Significance. If the experimental controls isolate architecture as the sole variable, the result is significant for gradient-based symbolic regression methods: it demonstrates that more expressive structures can systematically underperform on targets solved reliably by restricted alternatives, and that balanced trees are unrecoverable. The scale of the experiment (12,700 runs) provides empirical weight to the reversals and the landscape-dependence claim. This could guide architecture selection in practice and motivate further analysis of why certain topologies create harder optimization problems.

major comments (3)
  1. [Experimental Setup / Methods] Experimental Setup / Methods: The manuscript does not explicitly state that a single shared hyperparameter vector (learning-rate schedule, initialization distribution, batch size, and gradient implementation) was used across all three architectures. Since the central claim attributes recovery-rate gaps (including 100% vs. 0% reversals) solely to tree topology, confirmation that no per-architecture tuning or differing effective step-sizes occurred is required to rule out confounds from initialization or optimization details.
  2. [Results] Results section (recovery-rate tables/figures): While the abstract and results report dramatic differences and reversals across targets, the text does not indicate whether variance was measured across independent random seeds for each architecture-target pair or whether statistical tests were applied to the 100%/0% claims. Without this, the reliability of the ranking reversals cannot be fully assessed.
  3. [Discussion / Operator Gradients] Discussion of operator gradients: The observation that reversing an operator's gradient profile collapses recovery is load-bearing for the landscape claim, yet the manuscript provides no explicit equations or pseudocode for how the gradient is computed through the tree for each architecture. This detail is necessary to verify that the gradient implementation itself does not differ across structures.
minor comments (2)
  1. [Abstract] The abstract would be clearer if it named the exact number of targets, operators, and the precise definitions of the three tree structures (e.g., via a small diagram or equations) rather than describing them only qualitatively.
  2. [Introduction / Methods] Notation for the three architectures is introduced late; a dedicated figure or table early in the paper comparing their variable-entry topologies would improve readability.

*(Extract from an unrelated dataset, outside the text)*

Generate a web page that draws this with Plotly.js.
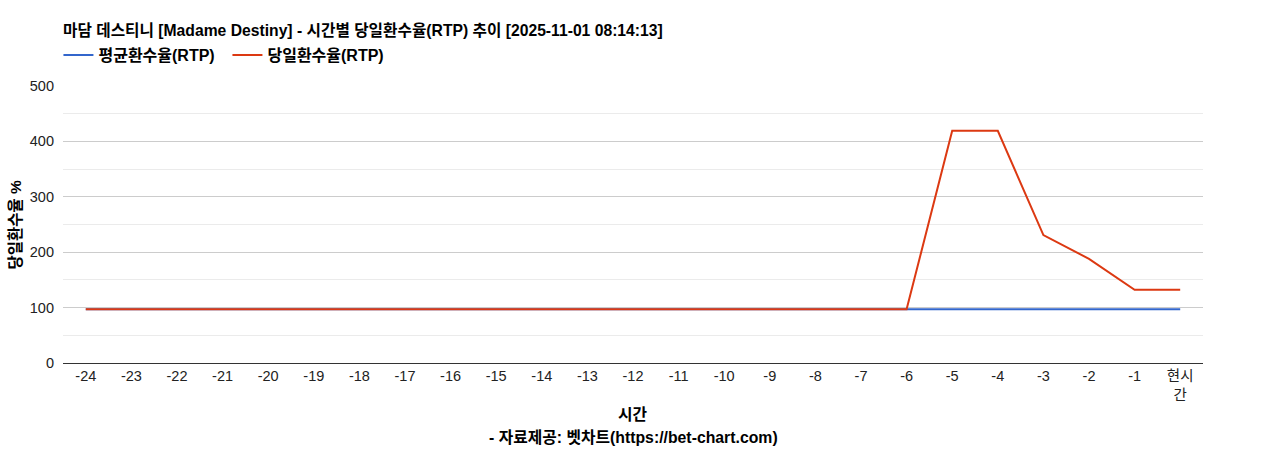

Simulated Author's Rebuttal

3 responses · 0 unresolved

We thank the referee for their thorough review and constructive comments. We address each major comment point by point below. Revisions have been made to the manuscript to provide the requested clarifications and details.

read point-by-point responses
  1. Referee: [Experimental Setup / Methods] Experimental Setup / Methods: The manuscript does not explicitly state that a single shared hyperparameter vector (learning-rate schedule, initialization distribution, batch size, and gradient implementation) was used across all three architectures. Since the central claim attributes recovery-rate gaps (including 100% vs. 0% reversals) solely to tree topology, confirmation that no per-architecture tuning or differing effective step-sizes occurred is required to rule out confounds from initialization or optimization details.

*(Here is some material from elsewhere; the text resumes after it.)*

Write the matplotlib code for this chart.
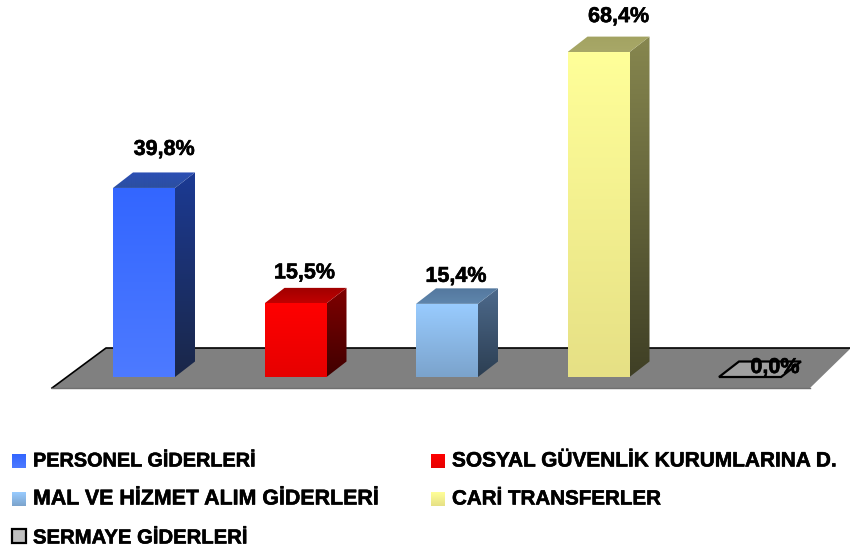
"""3D style bar chart of budget shares, drawn by hand with gradients."""
import numpy as np
import matplotlib
matplotlib.use('Agg')
import matplotlib.pyplot as plt
import matplotlib.patheffects as pe
from matplotlib.patches import Polygon, Rectangle
from matplotlib.colors import LinearSegmentedColormap

plt.rcParams['font.family'] = ['Liberation Sans', 'DejaVu Sans']

categories = ['PERSONEL GİDERLERİ', 'SOSYAL GÜVENLİK KURUMLARINA D.',
              'MAL VE HİZMET ALIM GİDERLERİ', 'CARİ TRANSFERLER',
              'SERMAYE GİDERLERİ']
values = [39.8, 15.5, 15.4, 68.4, 0.0]
value_labels = ['39,8%', '15,5%', '15,4%', '68,4%', '0,0%']

# gradient colours, top to bottom
front_cols = [('#3366ff', '#4d7aff'), ('#ff0000', '#e60000'), ('#99ccff', '#7ba3cc'),
              ('#ffff99', '#e6e085'), ('#a0a0a0', '#a0a0a0')]
side_cols = [('#1c3a94', '#1a2748'), ('#800000', '#400000'), ('#4d6a8c', '#2c3e52'),
             ('#87874f', '#3f3f25'), ('#808080', '#808080')]
top_cols = [('#2c4fb5', '#2c4fa0'), ('#a00000', '#c00000'), ('#54789e', '#5f86ad'),
            ('#a3a362', '#a8a868'), ('#999999', '#999999')]

W, H = 850, 552
PX_X = 151.5    # pixels per category
PX_Y = 4.75     # pixels per percent
X0, Y0 = 144, 377   # pixel of category 0 at value 0

fig = plt.figure(figsize=(W / 100, H / 100), dpi=100)
ax = fig.add_axes([0, 0, 1, 1])
ax.set_xlim(-X0 / PX_X, (W - X0) / PX_X)
ax.set_ylim((Y0 - H) / PX_Y, Y0 / PX_Y)
ax.axis('off')

bar_w = 62 / PX_X
dx = 20 / PX_X
dy = 15.5 / PX_Y
heavy = [pe.withStroke(linewidth=0.4, foreground='black')]


def gradient_poly(pts, cols, zorder):
    """Fill a polygon with a vertical gradient."""
    pts = np.array(pts)
    cmap = LinearSegmentedColormap.from_list('g', cols)
    poly = Polygon(pts, closed=True, facecolor='none', edgecolor='none', zorder=zorder)
    ax.add_patch(poly)
    im = ax.imshow(np.linspace(0, 1, 128).reshape(-1, 1), cmap=cmap, aspect='auto',
                   extent=[pts[:, 0].min(), pts[:, 0].max(), pts[:, 1].min(), pts[:, 1].max()],
                   origin='upper', zorder=zorder, interpolation='bilinear')
    im.set_clip_path(poly)


# floor
floor_x = [(52 - X0) / PX_X, (810 - X0) / PX_X, (851 - X0) / PX_X, (106 - X0) / PX_X]
floor_y = [(Y0 - 388) / PX_Y, (Y0 - 388) / PX_Y, (Y0 - 348) / PX_Y, (Y0 - 348) / PX_Y]
ax.add_patch(Polygon(np.column_stack([floor_x, floor_y]), closed=True,
                     facecolor='#808080', edgecolor='none', zorder=1))
ax.plot(floor_x[2:] + floor_x[:1], floor_y[2:] + floor_y[:1], color='black', lw=1.2, zorder=1.5)
ax.plot(floor_x[:2], floor_y[:2], color='#707070', lw=1, zorder=1.5)

# bars
for i, v in enumerate(values):
    l, r = i - bar_w / 2, i + bar_w / 2
    if v > 0:
        gradient_poly([(l, 0), (r, 0), (r, v), (l, v)], front_cols[i], 3)
        gradient_poly([(r, 0), (r + dx, dy), (r + dx, v + dy), (r, v)], side_cols[i], 3)
        gradient_poly([(l, v), (r, v), (r + dx, v + dy), (l + dx, v + dy)], top_cols[i], 3)
    else:
        ax.add_patch(Polygon([(l, 0), (r, 0), (r + dx, dy), (l + dx, dy)], closed=True,
                             facecolor='#a0a0a0', edgecolor='black', lw=1.6, zorder=3))

# value labels, pixel offsets from the bar top
label_off = [(20, 28), (9, 20), (9, 17), (20, 25), (25, -1)]
for i, (v, lab) in enumerate(zip(values, value_labels)):
    ox, oy = label_off[i]
    ax.text(i + ox / PX_X, v + oy / PX_Y, lab, ha='center', va='bottom',
            fontsize=15.5, fontweight='bold', color='black', zorder=5, path_effects=heavy)

# legend in pixel positions
marker_pos = [(12, 461), (431, 461), (12, 499), (431, 499), (12, 536)]
text_y = [459, 459, 497, 497, 536]
text_size = [14.3, 15.0, 15.4, 14.8, 14.6]
for i, (px, py) in enumerate(marker_pos):
    x = (px - X0) / PX_X
    s = 14
    y_top = (Y0 - (py - 7)) / PX_Y
    y_bot = (Y0 - (py + 7)) / PX_Y
    w = s / PX_X
    if i == 4:
        ax.add_patch(Rectangle((x, y_bot), w, y_top - y_bot, facecolor='#c0c0c0',
                               edgecolor='black', lw=1.6, zorder=3))
    else:
        gradient_poly([(x, y_bot), (x + w, y_bot), (x + w, y_top), (x, y_top)], front_cols[i], 3)
    ax.text(x + 21 / PX_X, (Y0 - text_y[i]) / PX_Y, categories[i], ha='left', va='center_baseline',
            fontsize=text_size[i], fontweight='bold', color='black', zorder=5, path_effects=heavy)

ax.set_xlim(-X0 / PX_X, (W - X0) / PX_X)
ax.set_ylim((Y0 - H) / PX_Y, Y0 / PX_Y)

fig.savefig('out.png', dpi=100)
plt.close(fig)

    Authors: We confirm that a single shared hyperparameter vector was used across all three architectures, with identical learning-rate schedules, initialization distributions, batch sizes, and gradient implementations. No per-architecture tuning or adjustments to effective step sizes were performed. We have added an explicit statement in the Methods section to document this shared configuration. revision: yes

  2. Referee: [Results] Results section (recovery-rate tables/figures): While the abstract and results report dramatic differences and reversals across targets, the text does not indicate whether variance was measured across independent random seeds for each architecture-target pair or whether statistical tests were applied to the 100%/0% claims. Without this, the reliability of the ranking reversals cannot be fully assessed.

    Authors: The total of over 12,700 training runs incorporates multiple independent random seeds for each architecture-target pair. We have revised the Results section to explicitly note that variance was measured across these repeated seeds and that the reported recovery rates reflect success fractions over the repetitions. Formal statistical tests were not applied, but the absolute reversals (100% vs. 0%) are consistent outcomes that do not require such tests to establish the ranking differences. revision: yes

  3. Referee: [Discussion / Operator Gradients] Discussion of operator gradients: The observation that reversing an operator's gradient profile collapses recovery is load-bearing for the landscape claim, yet the manuscript provides no explicit equations or pseudocode for how the gradient is computed through the tree for each architecture. This detail is necessary to verify that the gradient implementation itself does not differ across structures.

    Authors: We agree that explicit details on gradient computation are needed to support the claims. We have added equations and pseudocode in the Methods section describing the gradient computation through the tree for each architecture. These additions confirm that the implementation is consistent across structures, with observed differences attributable to topology. revision: yes

Circularity Check

0 steps flagged

Purely empirical comparison with no derivations or self-referential predictions

full rationale

The paper conducts an experimental study comparing three tree architectures for gradient-based symbolic regression across 12,700+ runs. It reports observed recovery rates (e.g., 100% vs 0% on specific targets) and notes that expressiveness does not guarantee optimization success. No equations, derivations, fitted parameters renamed as predictions, or self-citation chains are present in the abstract or described methodology. All claims rest on direct experimental outcomes rather than any reduction to inputs by construction. This is the standard case of a non-circular empirical paper.

Axiom & Free-Parameter Ledger

0 free parameters · 2 axioms · 0 invented entities

This is an empirical study; the central claim rests on experimental comparisons rather than new theoretical axioms or parameters. The three tree structures are the primary variables under test.

axioms (2)
  • domain assumption Gradient descent optimization behaves consistently across the compared tree structures when the same operators and targets are used.
    The paper assumes the optimization procedure is held constant so that differences can be attributed to architecture.
  • domain assumption The selected targets and operators are representative of typical symbolic regression problems.
    Generalization of the findings depends on this representativeness.